As an aside, I will never forget reading the record particularly the testimony of Nadeau's testimony which carried with it it's own credibility. Defense counsel suggested that she was lying because her own boyfriend had raped her and she was just blaming Tibbs. She responded, "you have to be kidding, I've been raped so many times by men that I feel like a pin cushion. If this was only a rape case I wouldn't even be here -- but he murdered my boy friend." I called the prosecutor and asked if that testimony was as powerful as it sounded and he told me that all of the jurors looked at Tibbs and as far as he was concerned the case was over at that point.

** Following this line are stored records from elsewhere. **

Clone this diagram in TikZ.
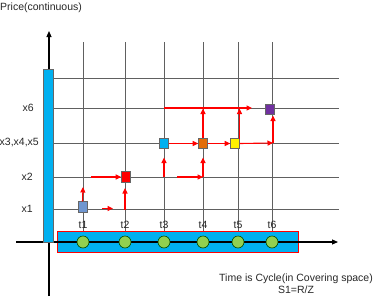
\documentclass[tikz,border=0pt]{standalone}
\usepackage{fontspec}
\setmainfont{Liberation Sans}
\usetikzlibrary{arrows.meta}
\definecolor{barblue}{HTML}{00B0F0}
\definecolor{ptgreen}{HTML}{92D050}
\definecolor{sqblue}{HTML}{6F96D0}
\definecolor{sqorange}{HTML}{E36C09}
\definecolor{sqpurple}{HTML}{7030A0}
\definecolor{gridgray}{HTML}{606060}
\begin{document}
\begin{tikzpicture}[x=1pt,y=-1pt,
  gridline/.style={gridgray,line width=0.6pt},
  axisline/.style={black,line width=1.1pt,-{Triangle[length=6pt,width=5pt]}},
  redarrow/.style={red,line width=1.1pt,-{Triangle[length=5.5pt,width=5pt]}},
  sq/.style={draw=black!60,line width=0.6pt,minimum width=9pt,minimum height=10.5pt,inner sep=0pt},
  pt/.style={circle,draw=black!70!green,fill=ptgreen,line width=0.6pt,minimum size=12pt,inner sep=0pt},
  lbl/.style={font=\fontsize{10.5}{12}\selectfont,inner sep=0pt,text=black!85}
]
\useasboundingbox (0,0) rectangle (374,297);
% coordinates for time columns and price rows
\foreach \n/\x in {1/83,2/125,3/164,4/203,5/238,6/272}{
  \coordinate (T\n) at (\x,242);
  \coordinate (G\n) at (\x,42);
}
% horizontal grid
\foreach \n/\y in {top/78,six/108,three/143,two/177,one/209}{
  \coordinate (L\n) at (53,\y);
  \coordinate (R\n) at (339,\y);
  \draw[gridline] (L\n) -- (R\n);
}
% vertical grid
\foreach \n in {1,...,6}{ \draw[gridline] (G\n) -- (T\n); }
% bottom band
\node[draw=red,fill=barblue,line width=1pt,minimum width=241pt,minimum height=21pt,inner sep=0pt] (band) at (177.5,241.5) {};
% axes
\coordinate (yb) at (49,296); \coordinate (yt) at (49,31);
\coordinate (xl) at (16,242); \coordinate (xr) at (338,242);
\draw[axisline] (yb) -- (yt);
\draw[axisline] (xl) -- (xr);
% left bar
\node[draw=black!60,fill=barblue,line width=0.6pt,minimum width=10pt,minimum height=173pt,inner sep=0pt] (bar) at (48,155.5) {};
% time points
\foreach \n in {1,...,6}{
  \node[pt] (c\n) at (T\n) {};
  \node[lbl] (t\n) at ([yshift=17pt]T\n) {t\n};
}
% y labels
\node[lbl,anchor=east] (ly6) at (34,108) {x6};
\node[lbl,anchor=east] (ly3) at (39,143) {x3,x4,x5};
\node[lbl,anchor=east] (ly2) at (33,177) {x2};
\node[lbl,anchor=east] (ly1) at (33,209) {x1};
\node[lbl,anchor=west] (title) at (0,8) {Price(continuous)};
\node[lbl,align=center] (cap) at (296,283.5) {Time is Cycle(in Covering space)\\S1=R/Z};
% squares
\node[sq,fill=sqblue] (s1) at (82.5,207) {};
\node[sq,fill=red] (s2) at (126,177) {};
\node[sq,fill=barblue] (s3) at (164,143.5) {};
\node[sq,fill=sqorange] (s4) at (203,143.5) {};
\node[sq,fill=yellow] (s5) at (235,143.5) {};
\node[sq,fill=sqpurple] (s6) at (269.5,109.5) {};
% arrow helper coordinates
\coordinate (a1e) at (83,187);
\coordinate (a2s) at (102,208.5); \coordinate (a2e) at (113,208.5);
\coordinate (a3s) at (91,177);
\coordinate (a4s) at (125,210); \coordinate (a4e) at (125,188);
\coordinate (a5s) at (164,177); \coordinate (a5e) at (164,157.5);
\coordinate (a6s) at (177,177); \coordinate (a6m) at (203,177); \coordinate (a6e) at (203,157.5);
\coordinate (a7s) at (164,108); \coordinate (a7e) at (252,108);
\coordinate (a8e) at (203,108.5);
\coordinate (a9s) at (239.5,138.5); \coordinate (a9e) at (239.5,108.5);
\coordinate (a10m) at (273,143); \coordinate (a10e) at (273,115.5);
% red arrows
\draw[redarrow] (s1.north) -- (a1e);
\draw[redarrow] (a2s) -- (a2e);
\draw[redarrow] (a3s) -- (s2.west);
\draw[redarrow] (a4s) -- (a4e);
\draw[redarrow] (a5s) -- (a5e);
\draw[redarrow] (a6s) -- (a6m);
\draw[redarrow] (a6m) -- (a6e);
\draw[redarrow] (a7s) -- (a7e);
\draw[redarrow] (s3.east) -- (s4.west);
\draw[redarrow] (s4.east) -- (s5.west);
\draw[redarrow] (s4.north) -- (a8e);
\draw[redarrow] (a9s) -- (a9e);
\draw[redarrow] (s5.east) -- (a10m);
\draw[redarrow] (a10m) -- (a10e);
\end{tikzpicture}
\end{document}
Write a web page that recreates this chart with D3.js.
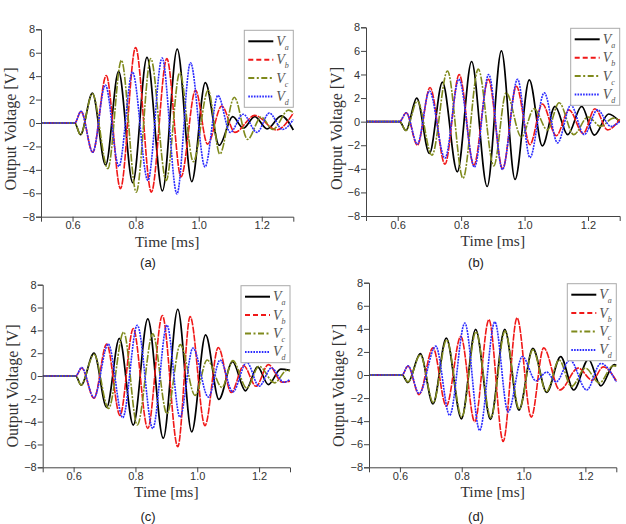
<!DOCTYPE html>
<html><head><meta charset="utf-8">
<script src="https://cdn.jsdelivr.net/npm/d3@7"></script>
<style>body{margin:0;background:#fff}svg{display:block}</style>
</head><body>
<svg id="c" width="626" height="524"></svg>
<script>
// ---------- DATA (time in ms, voltage in V) : extrema ----------
const xTicks = [0.6, 0.8, 1.0, 1.2];
const yTicks = [-8, -6, -4, -2, 0, 2, 4, 6, 8];
const seriesNames = ["a", "b", "c", "d"];
const panelLabels = ["(a)", "(b)", "(c)", "(d)"];

// panel (a)
const aVa = [[0.5,0],[0.607,0],[0.625,-1.0],[0.663,2.55],[0.705,-3.6],[0.746,4.4],[0.791,-5.1],[0.836,5.6],[0.885,-5.8],[0.932,6.3],[0.978,-5.0],[1.021,3.45],[1.065,-1.9],[1.108,0.55],[1.141,-0.45],[1.178,0.55],[1.217,-0.5],[1.262,0.6],[1.3,-0.6]];
const aVb = [[0.5,0],[0.607,0],[0.627,1.0],[0.664,-2.5],[0.707,4.05],[0.752,-5.6],[0.800,6.45],[0.850,-5.9],[0.899,5.5],[0.944,-4.6],[0.990,2.8],[1.028,-1.8],[1.073,1.45],[1.115,-0.8],[1.178,0.65],[1.247,-0.6],[1.3,0.85]];
const aVc = [[0.5,0],[0.607,0],[0.625,-1.0],[0.663,2.5],[0.712,-3.9],[0.755,5.35],[0.802,-5.9],[0.848,5.5],[0.897,-4.9],[0.940,4.3],[0.983,-3.3],[1.030,2.8],[1.067,-2.65],[1.113,2.2],[1.155,-1.4],[1.198,0.5],[1.235,-0.55],[1.285,1.1],[1.3,0.9]];
const aVd = [[0.5,0],[0.607,0],[0.627,1.0],[0.664,-2.5],[0.704,3.25],[0.747,-3.7],[0.790,4.35],[0.839,-4.9],[0.884,5.55],[0.931,-6.05],[0.974,5.15],[1.020,-3.75],[1.061,2.35],[1.100,-0.8],[1.141,0.75],[1.185,-0.8],[1.224,0.85],[1.266,-0.55],[1.3,0.3]];
// panel (b)
const bVa = [[0.5,0],[0.606,0],[0.626,-0.75],[0.660,2.0],[0.700,-2.7],[0.741,3.35],[0.788,-4.25],[0.833,5.1],[0.882,-5.5],[0.927,6.0],[0.970,-4.9],[1.015,3.55],[1.056,-2.05],[1.096,1.3],[1.136,-1.1],[1.180,1.3],[1.220,-1.15],[1.265,0.65],[1.3,0.0]];
const bVb = [[0.5,0],[0.606,0],[0.627,0.75],[0.662,-2.0],[0.702,2.9],[0.749,-3.6],[0.794,4.0],[0.840,-3.7],[0.886,3.6],[0.931,-4.0],[0.974,3.0],[1.017,-1.95],[1.056,1.5],[1.100,-1.2],[1.140,1.0],[1.185,-1.0],[1.222,1.1],[1.262,-0.7],[1.3,0.2]];
const bVc = [[0.5,0],[0.606,0],[0.626,-0.75],[0.662,1.75],[0.708,-2.85],[0.757,4.3],[0.806,-4.8],[0.854,4.45],[0.903,-3.75],[0.942,2.45],[0.990,-1.3],[1.030,1.1],[1.072,-0.7],[1.109,1.6],[1.155,-1.1],[1.200,0.4],[1.240,-0.4],[1.280,0.3],[1.3,0.1]];
const bVd = [[0.5,0],[0.606,0],[0.627,0.75],[0.662,-1.9],[0.700,2.6],[0.749,-3.1],[0.793,3.6],[0.842,-3.85],[0.887,4.0],[0.930,-4.05],[0.978,3.6],[1.017,-3.05],[1.062,2.45],[1.104,-1.8],[1.146,1.4],[1.188,-1.1],[1.230,1.0],[1.272,-0.4],[1.3,0.0]];
// panel (c)
const cVa = [[0.5,0],[0.607,0],[0.624,-0.8],[0.666,2.0],[0.707,-2.75],[0.748,3.3],[0.793,-4.3],[0.840,5.0],[0.890,-5.45],[0.937,5.85],[0.982,-4.9],[1.027,3.6],[1.070,-2.05],[1.114,1.25],[1.156,-1.3],[1.195,0.8],[1.230,-0.75],[1.270,0.6],[1.3,0.5]];
const cVb = [[0.5,0],[0.607,0],[0.626,0.7],[0.666,-1.95],[0.707,2.8],[0.750,-3.45],[0.793,4.15],[0.840,-4.6],[0.887,5.3],[0.937,-6.2],[0.977,5.2],[1.025,-4.35],[1.068,2.5],[1.110,-1.45],[1.150,0.9],[1.190,-0.9],[1.230,1.0],[1.275,-0.55],[1.3,-0.45]];
const cVc = [[0.5,0],[0.607,0],[0.624,-0.8],[0.666,1.9],[0.713,-2.85],[0.762,3.85],[0.806,-4.3],[0.856,3.7],[0.902,-3.3],[0.945,2.75],[0.993,-1.7],[1.032,1.4],[1.080,-1.0],[1.115,1.35],[1.160,-1.05],[1.200,0.85],[1.250,-0.6],[1.290,0.5],[1.3,0.45]];
const cVd = [[0.5,0],[0.607,0],[0.626,0.75],[0.666,-1.9],[0.712,2.8],[0.759,-3.65],[0.806,4.45],[0.856,-4.6],[0.902,4.45],[0.944,-3.6],[0.986,2.45],[1.036,-1.85],[1.074,1.4],[1.115,-1.4],[1.160,1.2],[1.200,-0.9],[1.240,0.7],[1.280,-0.55],[1.3,-0.3]];
// panel (d)
const dVa = [[0.5,0],[0.607,0],[0.626,-0.65],[0.666,1.85],[0.707,-2.5],[0.750,3.2],[0.799,-3.8],[0.845,3.95],[0.893,-3.85],[0.939,3.95],[0.985,-3.05],[1.030,2.3],[1.075,-1.5],[1.120,1.6],[1.162,-1.3],[1.210,1.35],[1.250,-0.95],[1.293,0.9],[1.3,0.85]];
const dVb = [[0.5,0],[0.607,0],[0.626,0.78],[0.662,-1.7],[0.707,2.35],[0.750,-2.7],[0.797,3.35],[0.842,-4.05],[0.888,4.8],[0.934,-5.75],[0.979,4.95],[1.025,-3.65],[1.065,2.35],[1.117,-1.3],[1.177,0.6],[1.222,-0.45],[1.258,0.7],[1.3,-0.5]];
const dVc = [[0.5,0],[0.607,0],[0.626,-0.6],[0.666,1.75],[0.708,-2.4],[0.751,3.05],[0.800,-3.65],[0.846,3.75],[0.894,-3.7],[0.940,3.8],[0.986,-2.95],[1.030,2.2],[1.074,-1.45],[1.115,1.3],[1.155,-1.0],[1.200,0.6],[1.245,-0.7],[1.290,0.8],[1.3,0.75]];
const dVd = [[0.5,0],[0.607,0],[0.626,0.8],[0.662,-1.6],[0.716,2.5],[0.761,-3.5],[0.810,4.5],[0.858,-4.8],[0.907,4.6],[0.950,-3.2],[0.996,1.6],[1.040,-0.5],[1.075,0.25],[1.105,-0.6],[1.150,1.3],[1.204,-1.3],[1.250,1.0],[1.3,-0.6]];

const panelSeries = [[aVa,aVb,aVc,aVd],[bVa,bVb,bVc,bVd],[cVa,cVb,cVc,cVd],[dVa,dVb,dVc,dVd]];

// ---------- STYLE / LAYOUT ----------
const colors = ["#000000", "#f01818", "#7f8a1c", "#2a2aff"];
const dashes = [null, "7,1", "8,1.4,2,1.4", "2,0.9"];
const legendDashes = [null, "5,3", "6,2.5,2,2.5", "1.6,1.2"];
const widths = [1.7, 1.6, 1.6, 1.6];
const boxes = [
  {l:41,   r:293.3, t:29.3,  b:216.7, ty:15.5,  tcy:129,   lab:[148,267]},
  {l:366,  r:619.7, t:27.3,  b:216,   ty:342,   tcy:128.5, lab:[476,267]},
  {l:42.7, r:290,   t:284.7, b:467.3, ty:18,    tcy:386,   lab:[148,521]},
  {l:369,  r:616.3, t:282.7, b:467.3, ty:343.5, tcy:385.5, lab:[476,521]}
];

const svg = d3.select("#c");
svg.append("rect").attr("width",626).attr("height",524).attr("fill","#fff");

boxes.forEach((B, pi) => {
  const x = d3.scaleLinear().domain([0.5, 1.3]).range([B.l, B.r]);
  const y = d3.scaleLinear().domain([-8, 8]).range([B.b, B.t]);
  const g = svg.append("g");
  const clipId = "clip" + pi;
  svg.append("clipPath").attr("id", clipId).append("rect")
    .attr("x", B.l).attr("y", B.t - 2).attr("width", B.r - B.l + 1).attr("height", B.b - B.t + 4);

  const line = d3.line().x(d => x(d[0])).y(d => y(d[1])).curve(d3.curveMonotoneX);
  const cg = g.append("g").attr("clip-path", `url(#${clipId})`);
  panelSeries[pi].forEach((s, si) => {
    cg.append("path").attr("d", line(s)).attr("fill", "none")
      .attr("stroke", colors[si]).attr("stroke-width", widths[si])
      .attr("stroke-dasharray", dashes[si]).attr("stroke-linejoin", "round");
  });

  // axes
  const xMinor = d3.range(5, 14).map(v => v / 10);
  const yMinor = d3.range(-8, 9);
  const xa = g.append("g").attr("transform", `translate(0,${B.b})`);
  xa.call(d3.axisBottom(x).tickValues(xMinor).tickSize(3).tickFormat(""));
  xa.call(d3.axisBottom(x).tickValues(xTicks).tickSize(5).tickFormat(d3.format(".1f")));
  xa.selectAll("text").attr("font-family", "Liberation Sans, Arial, sans-serif").attr("font-size", 11).attr("fill", "#333").attr("y", 5).attr("dy", "0.71em");
  const ya = g.append("g").attr("transform", `translate(${B.l},0)`);
  ya.call(d3.axisLeft(y).tickValues(yMinor).tickSize(3).tickFormat(""));
  ya.call(d3.axisLeft(y).tickValues(yTicks).tickSize(5).tickFormat(d3.format("d")));
  ya.selectAll("text").attr("font-family", "Liberation Sans, Arial, sans-serif").attr("font-size", 11).attr("fill", "#333").attr("x", -6);
  g.selectAll(".domain").attr("stroke", "#444");
  g.selectAll(".tick line").attr("stroke", "#444");

  // axis titles
  g.append("text").attr("x", (B.l + B.r) / 2 + 0).attr("y", B.b + 30)
    .attr("text-anchor", "middle").attr("font-family", "Liberation Serif, Times New Roman, serif")
    .attr("font-size", 15.5).attr("fill", "#333").text("Time [ms]");
  g.append("text").attr("transform", `translate(${B.ty},${B.tcy}) rotate(-90)`)
    .attr("text-anchor", "middle").attr("font-family", "Liberation Serif, Times New Roman, serif")
    .attr("font-size", 16).attr("fill", "#333").text("Output Voltage [V]");

  // legend
  const lw = 49, lh = 77;
  const lx = B.r - lw, ly = B.t + 1;
  const lg = g.append("g");
  lg.append("rect").attr("x", lx).attr("y", ly).attr("width", lw).attr("height", lh)
    .attr("fill", "#fff").attr("stroke", "#aaa").attr("stroke-width", 1);
  seriesNames.forEach((nm, si) => {
    const ry = ly + 11 + si * 18.4;
    lg.append("line").attr("x1", lx + 4).attr("x2", lx + 29).attr("y1", ry).attr("y2", ry)
      .attr("stroke", colors[si]).attr("stroke-width", 2).attr("stroke-dasharray", legendDashes[si]);
    const t = lg.append("text").attr("x", lx + 32).attr("y", ry + 4.5)
      .attr("font-family", "Liberation Serif, Times New Roman, serif").attr("font-style", "italic")
      .attr("font-size", 14).attr("fill", "#555");
    t.append("tspan").text("V");
    t.append("tspan").attr("font-size", 8).attr("dy", 4).text(nm);
  });

  // panel label
  svg.append("text").attr("x", B.lab[0]).attr("y", B.lab[1]).attr("text-anchor", "middle")
    .attr("font-family", "Liberation Sans, Arial, sans-serif").attr("font-size", 13).attr("fill", "#222")
    .text(panelLabels[pi]);
});
</script>
</body></html>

The Tibbs case was the most outrageous example of judicial corruption I ever experienced in the 25 years that I spent in the Attorney General's Office as a criminal appellate attorney and I lost all respect for the judges who participated in the majority opinion. I would love to know the behind the scenes story on this one but like Joe D'Alessandro Tibbs was not innocent of the rape and murder -- he was the unworthy recipient of intellectually dishonest judicial officers.
Defense Attorney George W. Howard is no longer a member of the Florida Bar and could not be reached for comment.